## Data lines:
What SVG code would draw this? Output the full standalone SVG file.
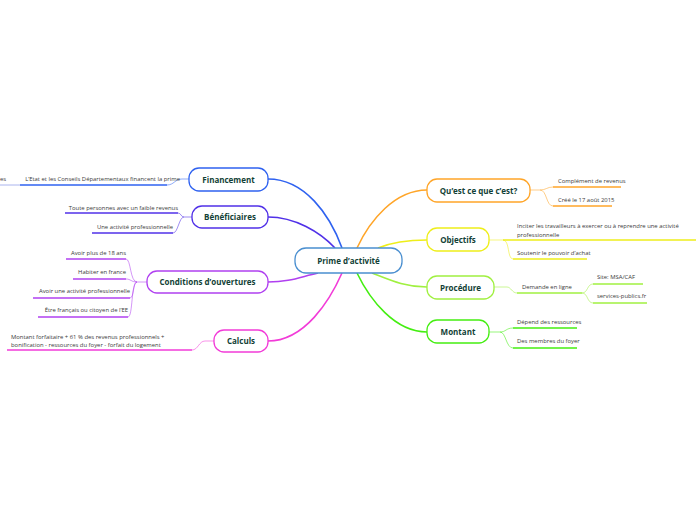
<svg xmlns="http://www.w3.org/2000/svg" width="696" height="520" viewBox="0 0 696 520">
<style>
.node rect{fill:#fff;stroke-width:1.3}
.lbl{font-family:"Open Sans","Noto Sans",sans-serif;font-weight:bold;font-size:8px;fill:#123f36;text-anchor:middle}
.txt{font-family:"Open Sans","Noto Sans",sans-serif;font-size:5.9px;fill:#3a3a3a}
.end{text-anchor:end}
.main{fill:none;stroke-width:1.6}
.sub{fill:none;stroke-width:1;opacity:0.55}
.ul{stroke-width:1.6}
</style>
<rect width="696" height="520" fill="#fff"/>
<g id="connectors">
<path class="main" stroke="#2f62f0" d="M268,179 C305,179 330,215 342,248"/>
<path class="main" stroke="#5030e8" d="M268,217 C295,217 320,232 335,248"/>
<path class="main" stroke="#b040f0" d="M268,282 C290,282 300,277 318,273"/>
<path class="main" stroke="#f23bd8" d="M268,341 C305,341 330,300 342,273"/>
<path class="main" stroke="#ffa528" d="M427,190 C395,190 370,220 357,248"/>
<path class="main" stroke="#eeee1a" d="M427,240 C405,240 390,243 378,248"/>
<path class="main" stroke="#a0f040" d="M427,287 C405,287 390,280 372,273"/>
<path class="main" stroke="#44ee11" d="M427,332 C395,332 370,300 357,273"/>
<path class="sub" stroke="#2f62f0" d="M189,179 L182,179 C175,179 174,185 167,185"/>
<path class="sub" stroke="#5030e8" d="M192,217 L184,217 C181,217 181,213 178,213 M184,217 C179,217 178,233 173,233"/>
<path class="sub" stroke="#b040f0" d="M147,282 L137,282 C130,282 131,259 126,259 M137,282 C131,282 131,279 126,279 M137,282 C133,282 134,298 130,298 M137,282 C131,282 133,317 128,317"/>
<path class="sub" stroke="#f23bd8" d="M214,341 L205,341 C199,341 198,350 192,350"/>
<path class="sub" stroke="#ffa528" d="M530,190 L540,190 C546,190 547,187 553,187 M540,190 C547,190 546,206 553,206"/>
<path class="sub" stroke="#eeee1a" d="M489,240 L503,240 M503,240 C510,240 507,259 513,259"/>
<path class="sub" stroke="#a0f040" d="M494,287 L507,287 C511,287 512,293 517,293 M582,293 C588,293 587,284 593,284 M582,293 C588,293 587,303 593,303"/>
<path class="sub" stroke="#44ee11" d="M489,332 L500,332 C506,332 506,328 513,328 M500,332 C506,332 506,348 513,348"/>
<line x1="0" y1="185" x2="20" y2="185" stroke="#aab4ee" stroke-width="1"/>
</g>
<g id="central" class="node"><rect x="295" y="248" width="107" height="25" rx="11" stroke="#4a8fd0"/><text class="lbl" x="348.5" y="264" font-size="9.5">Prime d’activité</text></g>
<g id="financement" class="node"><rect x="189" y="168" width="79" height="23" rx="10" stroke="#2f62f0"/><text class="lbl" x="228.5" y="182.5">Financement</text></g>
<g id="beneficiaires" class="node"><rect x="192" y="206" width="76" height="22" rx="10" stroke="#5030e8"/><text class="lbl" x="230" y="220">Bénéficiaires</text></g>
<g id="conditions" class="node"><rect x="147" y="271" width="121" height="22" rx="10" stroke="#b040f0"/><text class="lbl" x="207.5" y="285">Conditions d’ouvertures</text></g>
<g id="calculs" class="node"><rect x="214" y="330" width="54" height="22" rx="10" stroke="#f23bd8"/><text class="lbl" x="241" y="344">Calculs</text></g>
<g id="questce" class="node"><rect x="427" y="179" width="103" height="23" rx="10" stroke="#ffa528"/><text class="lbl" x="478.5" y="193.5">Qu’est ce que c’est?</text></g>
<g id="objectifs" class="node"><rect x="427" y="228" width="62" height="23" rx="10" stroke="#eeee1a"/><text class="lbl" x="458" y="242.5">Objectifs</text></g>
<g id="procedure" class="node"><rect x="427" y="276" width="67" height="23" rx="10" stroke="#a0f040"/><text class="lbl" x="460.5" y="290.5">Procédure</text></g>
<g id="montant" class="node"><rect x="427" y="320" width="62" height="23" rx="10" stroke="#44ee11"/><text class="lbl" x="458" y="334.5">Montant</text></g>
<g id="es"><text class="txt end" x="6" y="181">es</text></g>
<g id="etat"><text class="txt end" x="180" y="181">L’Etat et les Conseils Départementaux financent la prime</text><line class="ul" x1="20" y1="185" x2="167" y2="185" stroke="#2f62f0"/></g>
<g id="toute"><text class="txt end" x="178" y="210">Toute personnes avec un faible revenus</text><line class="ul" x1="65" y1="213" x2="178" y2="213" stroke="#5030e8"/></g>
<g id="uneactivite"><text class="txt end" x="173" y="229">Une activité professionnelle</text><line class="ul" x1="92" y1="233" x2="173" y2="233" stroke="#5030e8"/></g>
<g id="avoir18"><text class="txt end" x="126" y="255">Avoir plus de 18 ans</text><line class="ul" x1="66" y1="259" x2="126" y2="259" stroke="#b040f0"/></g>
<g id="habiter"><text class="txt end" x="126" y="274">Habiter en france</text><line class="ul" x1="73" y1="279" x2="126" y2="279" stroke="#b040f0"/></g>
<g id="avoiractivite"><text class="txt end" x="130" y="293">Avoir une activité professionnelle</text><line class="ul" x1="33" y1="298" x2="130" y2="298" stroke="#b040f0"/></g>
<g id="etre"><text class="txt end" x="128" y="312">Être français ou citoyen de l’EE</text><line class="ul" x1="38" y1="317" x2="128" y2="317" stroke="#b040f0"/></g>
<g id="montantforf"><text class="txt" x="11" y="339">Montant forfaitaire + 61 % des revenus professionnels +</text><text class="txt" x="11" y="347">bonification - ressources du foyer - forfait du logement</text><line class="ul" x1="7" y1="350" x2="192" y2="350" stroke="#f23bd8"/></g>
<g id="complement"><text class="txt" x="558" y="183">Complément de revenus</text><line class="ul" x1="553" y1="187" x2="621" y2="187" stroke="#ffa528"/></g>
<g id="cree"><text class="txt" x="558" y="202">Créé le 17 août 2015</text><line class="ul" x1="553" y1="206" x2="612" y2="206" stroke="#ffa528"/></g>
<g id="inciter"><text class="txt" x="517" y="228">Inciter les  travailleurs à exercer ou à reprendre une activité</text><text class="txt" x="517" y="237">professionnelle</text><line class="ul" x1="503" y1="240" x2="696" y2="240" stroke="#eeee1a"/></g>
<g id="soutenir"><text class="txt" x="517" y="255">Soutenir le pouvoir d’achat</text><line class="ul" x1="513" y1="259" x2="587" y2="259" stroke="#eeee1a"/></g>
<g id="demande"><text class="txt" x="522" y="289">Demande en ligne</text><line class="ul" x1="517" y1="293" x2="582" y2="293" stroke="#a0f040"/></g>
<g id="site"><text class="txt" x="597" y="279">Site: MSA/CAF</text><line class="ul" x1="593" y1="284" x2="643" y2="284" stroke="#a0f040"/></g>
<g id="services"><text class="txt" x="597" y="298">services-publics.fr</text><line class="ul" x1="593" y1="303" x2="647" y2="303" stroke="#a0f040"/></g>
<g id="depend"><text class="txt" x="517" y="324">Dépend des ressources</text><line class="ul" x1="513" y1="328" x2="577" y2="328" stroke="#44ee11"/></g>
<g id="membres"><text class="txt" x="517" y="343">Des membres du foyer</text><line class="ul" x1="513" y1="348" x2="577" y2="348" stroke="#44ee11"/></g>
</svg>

## Challenge:
All of the data above should be quoted exactly, except for the pictures.

## Response for this exercise:
What SVG code would draw this? Output the full standalone SVG file.
<svg xmlns="http://www.w3.org/2000/svg" width="696" height="520" viewBox="0 0 696 520">
<style>
.node rect{fill:#fff;stroke-width:1.3}
.lbl{font-family:"Open Sans","Noto Sans",sans-serif;font-weight:bold;font-size:8px;fill:#123f36;text-anchor:middle}
.txt{font-family:"Open Sans","Noto Sans",sans-serif;font-size:5.9px;fill:#3a3a3a}
.end{text-anchor:end}
.main{fill:none;stroke-width:1.6}
.sub{fill:none;stroke-width:1;opacity:0.55}
.ul{stroke-width:1.6}
</style>
<rect width="696" height="520" fill="#fff"/>
<g id="connectors">
<path class="main" stroke="#2f62f0" d="M268,179 C305,179 330,215 342,248"/>
<path class="main" stroke="#5030e8" d="M268,217 C295,217 320,232 335,248"/>
<path class="main" stroke="#b040f0" d="M268,282 C290,282 300,277 318,273"/>
<path class="main" stroke="#f23bd8" d="M268,341 C305,341 330,300 342,273"/>
<path class="main" stroke="#ffa528" d="M427,190 C395,190 370,220 357,248"/>
<path class="main" stroke="#eeee1a" d="M427,240 C405,240 390,243 378,248"/>
<path class="main" stroke="#a0f040" d="M427,287 C405,287 390,280 372,273"/>
<path class="main" stroke="#44ee11" d="M427,332 C395,332 370,300 357,273"/>
<path class="sub" stroke="#2f62f0" d="M189,179 L182,179 C175,179 174,185 167,185"/>
<path class="sub" stroke="#5030e8" d="M192,217 L184,217 C181,217 181,213 178,213 M184,217 C179,217 178,233 173,233"/>
<path class="sub" stroke="#b040f0" d="M147,282 L137,282 C130,282 131,259 126,259 M137,282 C131,282 131,279 126,279 M137,282 C133,282 134,298 130,298 M137,282 C131,282 133,317 128,317"/>
<path class="sub" stroke="#f23bd8" d="M214,341 L205,341 C199,341 198,350 192,350"/>
<path class="sub" stroke="#ffa528" d="M530,190 L540,190 C546,190 547,187 553,187 M540,190 C547,190 546,206 553,206"/>
<path class="sub" stroke="#eeee1a" d="M489,240 L503,240 M503,240 C510,240 507,259 513,259"/>
<path class="sub" stroke="#a0f040" d="M494,287 L507,287 C511,287 512,293 517,293 M582,293 C588,293 587,284 593,284 M582,293 C588,293 587,303 593,303"/>
<path class="sub" stroke="#44ee11" d="M489,332 L500,332 C506,332 506,328 513,328 M500,332 C506,332 506,348 513,348"/>
<line x1="0" y1="185" x2="20" y2="185" stroke="#aab4ee" stroke-width="1"/>
</g>
<g id="central" class="node"><rect x="295" y="248" width="107" height="25" rx="11" stroke="#4a8fd0"/><text class="lbl" x="348.5" y="264" font-size="9.5">Prime d’activité</text></g>
<g id="financement" class="node"><rect x="189" y="168" width="79" height="23" rx="10" stroke="#2f62f0"/><text class="lbl" x="228.5" y="182.5">Financement</text></g>
<g id="beneficiaires" class="node"><rect x="192" y="206" width="76" height="22" rx="10" stroke="#5030e8"/><text class="lbl" x="230" y="220">Bénéficiaires</text></g>
<g id="conditions" class="node"><rect x="147" y="271" width="121" height="22" rx="10" stroke="#b040f0"/><text class="lbl" x="207.5" y="285">Conditions d’ouvertures</text></g>
<g id="calculs" class="node"><rect x="214" y="330" width="54" height="22" rx="10" stroke="#f23bd8"/><text class="lbl" x="241" y="344">Calculs</text></g>
<g id="questce" class="node"><rect x="427" y="179" width="103" height="23" rx="10" stroke="#ffa528"/><text class="lbl" x="478.5" y="193.5">Qu’est ce que c’est?</text></g>
<g id="objectifs" class="node"><rect x="427" y="228" width="62" height="23" rx="10" stroke="#eeee1a"/><text class="lbl" x="458" y="242.5">Objectifs</text></g>
<g id="procedure" class="node"><rect x="427" y="276" width="67" height="23" rx="10" stroke="#a0f040"/><text class="lbl" x="460.5" y="290.5">Procédure</text></g>
<g id="montant" class="node"><rect x="427" y="320" width="62" height="23" rx="10" stroke="#44ee11"/><text class="lbl" x="458" y="334.5">Montant</text></g>
<g id="es"><text class="txt end" x="6" y="181">es</text></g>
<g id="etat"><text class="txt end" x="180" y="181">L’Etat et les Conseils Départementaux financent la prime</text><line class="ul" x1="20" y1="185" x2="167" y2="185" stroke="#2f62f0"/></g>
<g id="toute"><text class="txt end" x="178" y="210">Toute personnes avec un faible revenus</text><line class="ul" x1="65" y1="213" x2="178" y2="213" stroke="#5030e8"/></g>
<g id="uneactivite"><text class="txt end" x="173" y="229">Une activité professionnelle</text><line class="ul" x1="92" y1="233" x2="173" y2="233" stroke="#5030e8"/></g>
<g id="avoir18"><text class="txt end" x="126" y="255">Avoir plus de 18 ans</text><line class="ul" x1="66" y1="259" x2="126" y2="259" stroke="#b040f0"/></g>
<g id="habiter"><text class="txt end" x="126" y="274">Habiter en france</text><line class="ul" x1="73" y1="279" x2="126" y2="279" stroke="#b040f0"/></g>
<g id="avoiractivite"><text class="txt end" x="130" y="293">Avoir une activité professionnelle</text><line class="ul" x1="33" y1="298" x2="130" y2="298" stroke="#b040f0"/></g>
<g id="etre"><text class="txt end" x="128" y="312">Être français ou citoyen de l’EE</text><line class="ul" x1="38" y1="317" x2="128" y2="317" stroke="#b040f0"/></g>
<g id="montantforf"><text class="txt" x="11" y="339">Montant forfaitaire + 61 % des revenus professionnels +</text><text class="txt" x="11" y="347">bonification - ressources du foyer - forfait du logement</text><line class="ul" x1="7" y1="350" x2="192" y2="350" stroke="#f23bd8"/></g>
<g id="complement"><text class="txt" x="558" y="183">Complément de revenus</text><line class="ul" x1="553" y1="187" x2="621" y2="187" stroke="#ffa528"/></g>
<g id="cree"><text class="txt" x="558" y="202">Créé le 17 août 2015</text><line class="ul" x1="553" y1="206" x2="612" y2="206" stroke="#ffa528"/></g>
<g id="inciter"><text class="txt" x="517" y="228">Inciter les  travailleurs à exercer ou à reprendre une activité</text><text class="txt" x="517" y="237">professionnelle</text><line class="ul" x1="503" y1="240" x2="696" y2="240" stroke="#eeee1a"/></g>
<g id="soutenir"><text class="txt" x="517" y="255">Soutenir le pouvoir d’achat</text><line class="ul" x1="513" y1="259" x2="587" y2="259" stroke="#eeee1a"/></g>
<g id="demande"><text class="txt" x="522" y="289">Demande en ligne</text><line class="ul" x1="517" y1="293" x2="582" y2="293" stroke="#a0f040"/></g>
<g id="site"><text class="txt" x="597" y="279">Site: MSA/CAF</text><line class="ul" x1="593" y1="284" x2="643" y2="284" stroke="#a0f040"/></g>
<g id="services"><text class="txt" x="597" y="298">services-publics.fr</text><line class="ul" x1="593" y1="303" x2="647" y2="303" stroke="#a0f040"/></g>
<g id="depend"><text class="txt" x="517" y="324">Dépend des ressources</text><line class="ul" x1="513" y1="328" x2="577" y2="328" stroke="#44ee11"/></g>
<g id="membres"><text class="txt" x="517" y="343">Des membres du foyer</text><line class="ul" x1="513" y1="348" x2="577" y2="348" stroke="#44ee11"/></g>
</svg>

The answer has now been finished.